The Diabetes in Poor Control (i.e., Hemoglobin A1c>9%) measure is the third of 4 key indicators of quality health care. This measure assesses the percentage of continuously enrolled members with diabetes, ages 18–75 years, whose last recorded hemoglobin A1c test in the Clinical Registry was in poor control (>9%). This is a mixed methods measure relying both on claims and clinical data.
The Blueprint includes performance-based payments to encourage providers to participate in population and community health improvement initiatives with the goal of greater collaboration. These are key indicators that are in alignment with the All Payer Model core quality measures. Improvements in these areas are indicative of an evolving and improving system of care.
The trend line above suggests an opportunity for improvement given that the data is not moving in the right direction. The Blueprint implemented the pay for performance model on this measure in July 2015. This measure was chosen for payment because it reflected a priority of the provider network (ACO) in Vermont, it could be generated at the Health Service Area level using Vermont’s centralized data source without any need for additional data collection or reporting by providers, it was tied to prevalent underlying health concerns involving complex medical and social determinants, and it could be improved through better coordination, outreach, and transitions between medical and non-medical providers. Along with the ACO, VDH, and other statewide partners, the Blueprint held a 10-month Learning Collaborative in 2018-2019 to help practices improve diabetes care.

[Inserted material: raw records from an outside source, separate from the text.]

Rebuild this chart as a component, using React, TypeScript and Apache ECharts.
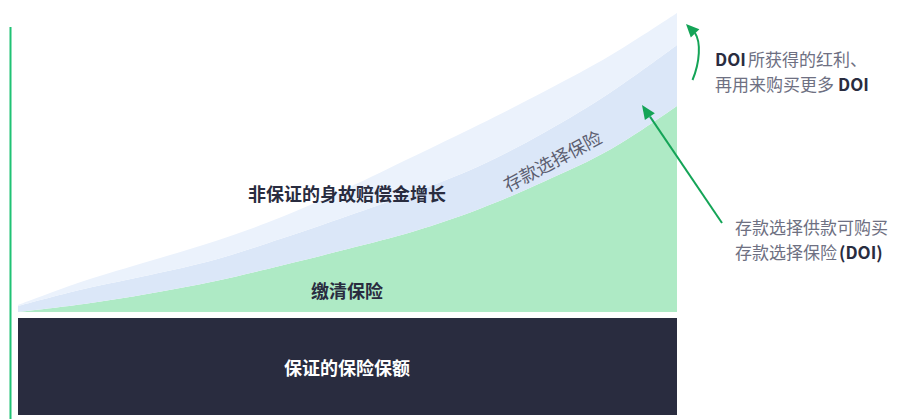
import React, { useEffect, useRef } from "react";
import * as echarts from "echarts";

// Policy years (hidden category axis)
const years = ["0", "1", "2", "3", "4", "5", "6", "7", "8", "9", "10"];
// Guaranteed sum assured (flat base block)
const guaranteedBase = [97, 97, 97, 97, 97, 97, 97, 97, 97, 97, 97];
// White separation between the base and the growth layers
const separation = [6, 6, 6, 6, 6, 6, 6, 6, 6, 6, 6];
// Paid-up additions (缴清保险)
const paidUp = [0, 8, 18.5, 31, 46.5, 63, 80.5, 103, 131, 163, 206];
// Deposit option insurance (存款选择保险)
const depositOption = [6, 15, 18.5, 21.5, 27, 33, 39, 43, 49, 57, 61];
// Dividends of DOI used to buy more DOI
const doiDividends = [1, 8, 14, 18.5, 21.5, 28, 36, 41.5, 41, 37, 32];

const DARK = "#292c3f";
const GREEN_AREA = "#aeeac5";
const MID_BLUE = "#dbe7f8";
const LIGHT_BLUE = "#ebf2fc";
const ARROW = "#14a457";
const GRAY = "#6e7082";
const FONT = "'Noto Sans CJK SC', 'Noto Sans', sans-serif";

export default function App() {
  const ref = useRef<HTMLDivElement>(null);
  useEffect(() => {
    if (!ref.current) return;
    const chart = echarts.init(ref.current, undefined, { renderer: "svg" });
    const layer = (name: string, data: number[], color: string | null) => ({
      name,
      type: "line",
      stack: "total",
      data,
      smooth: 0.35,
      symbol: "none",
      lineStyle: { width: 0, opacity: 0 },
      areaStyle: color ? { color, opacity: 1 } : undefined,
      silent: true,
      z: 1,
    });
    const Z = 100;
    const note = (text: string, x: number, y: number, bold: boolean) => ({
      type: "text",
      z: Z,
      x,
      y,
      style: {
        text,
        fill: bold ? DARK : GRAY,
        font: `${bold ? "bold " : ""}17px ${FONT}`,
        lineHeight: 20,
        align: "left",
        verticalAlign: "middle",
      },
    });
    chart.setOption({
      animation: false,
      grid: { left: 18, right: 225, top: 0, bottom: 4 },
      xAxis: {
        type: "category",
        data: years,
        boundaryGap: false,
        show: false,
      },
      yAxis: { type: "value", min: 0, max: 415, show: false },
      series: [
        layer("保证的保险保额", guaranteedBase, DARK),
        layer("gap", separation, null),
        layer("缴清保险", paidUp, GREEN_AREA),
        layer("存款选择保险", depositOption, MID_BLUE),
        layer("DOI 红利", doiDividends, LIGHT_BLUE),
      ],
      graphic: [
        {
          type: "line",
          z: Z,
          shape: { x1: 10.5, y1: 27, x2: 10.5, y2: 419 },
          style: { stroke: "#1fc274", lineWidth: 2 },
        },
        {
          type: "text",
          z: Z,
          x: 347,
          y: 193,
          style: {
            text: "非保证的身故赔偿金增长",
            fill: DARK,
            font: `bold 18px ${FONT}`,
            align: "center",
            verticalAlign: "middle",
          },
        },
        {
          type: "text",
          z: Z,
          x: 347,
          y: 290,
          style: {
            text: "缴清保险",
            fill: DARK,
            font: `bold 18px ${FONT}`,
            align: "center",
            verticalAlign: "middle",
          },
        },
        {
          type: "text",
          z: Z,
          x: 347,
          y: 367,
          style: {
            text: "保证的保险保额",
            fill: "#ffffff",
            font: `bold 18px ${FONT}`,
            align: "center",
            verticalAlign: "middle",
          },
        },
        {
          type: "text",
          z: Z,
          x: 552,
          y: 160,
          rotation: (28 * Math.PI) / 180,
          style: {
            text: "存款选择保险",
            fill: "#5b5e70",
            font: `18px ${FONT}`,
            align: "center",
            verticalAlign: "middle",
          },
        },
        note("DOI", 715, 58, true),
        note("所获得的红利、", 748, 58, false),
        note("再用来购买更多", 715, 83, false),
        note("DOI", 838, 83, true),
        note("存款选择供款可购买", 735, 226, false),
        note("存款选择保险", 735, 251, false),
        note("(DOI)", 839, 251, true),
        {
          type: "bezierCurve",
          z: Z,
          shape: { x1: 692.5, y1: 80, cpx1: 700, cpy1: 62, cpx2: 701, cpy2: 42, x2: 695, y2: 33 },
          style: { stroke: ARROW, lineWidth: 2, fill: "none" },
        },
        {
          type: "polygon",
          z: Z,
          shape: { points: [[686, 24], [699.4, 29.2], [690.8, 37.6]] },
          style: { fill: ARROW },
        },
        {
          type: "line",
          z: Z,
          shape: { x1: 722, y1: 223, x2: 650, y2: 116.6 },
          style: { stroke: ARROW, lineWidth: 2 },
        },
        {
          type: "polygon",
          z: Z,
          shape: { points: [[642, 105], [654.8, 113.2], [644.9, 120.0]] },
          style: { fill: ARROW },
        },
      ],
    });
    return () => chart.dispose();
  }, []);
  return (
    <div
      ref={ref}
      style={{ position: "absolute", left: 0, top: 0, width: 902, height: 419 }}
    />
  );
}
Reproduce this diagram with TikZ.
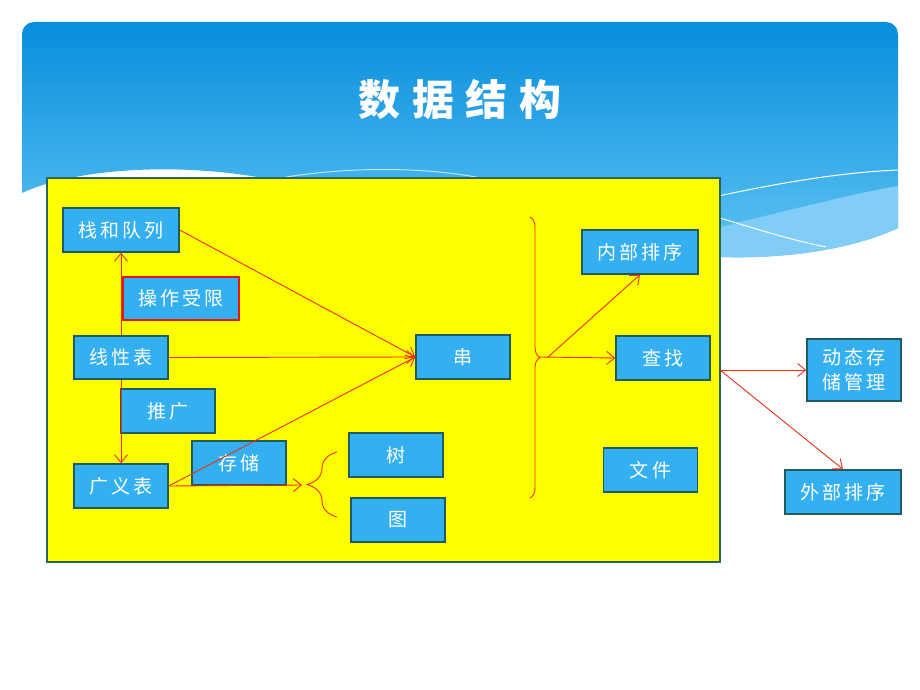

Across the network, practices are starting to implement concrete workflows to address diabetes management. For example, in Morrisville community in October 2019, both Stowe Family Practice and Morrisville Family Health Care planned the process to enhance their diabetic workflow, follow-up, and self-management assessment needs. In addition to supporting individuals with diabetes, those practices are now running registry reports for those identified as pre-diabetic based on preestablished criteria and reaching out to this group with information about the diabetes prevention self-management classes. Finally, they have incorporated improved data management and follow-up in a new electronic tracking system called ENLI with the goal of closely monitoring evidence-based follow-up care and self-management needs.
The community health team staff will assess and track the effectiveness of the outreach by performing in-depth chart reviews and ensuing notification of follow-up appointments and referrals.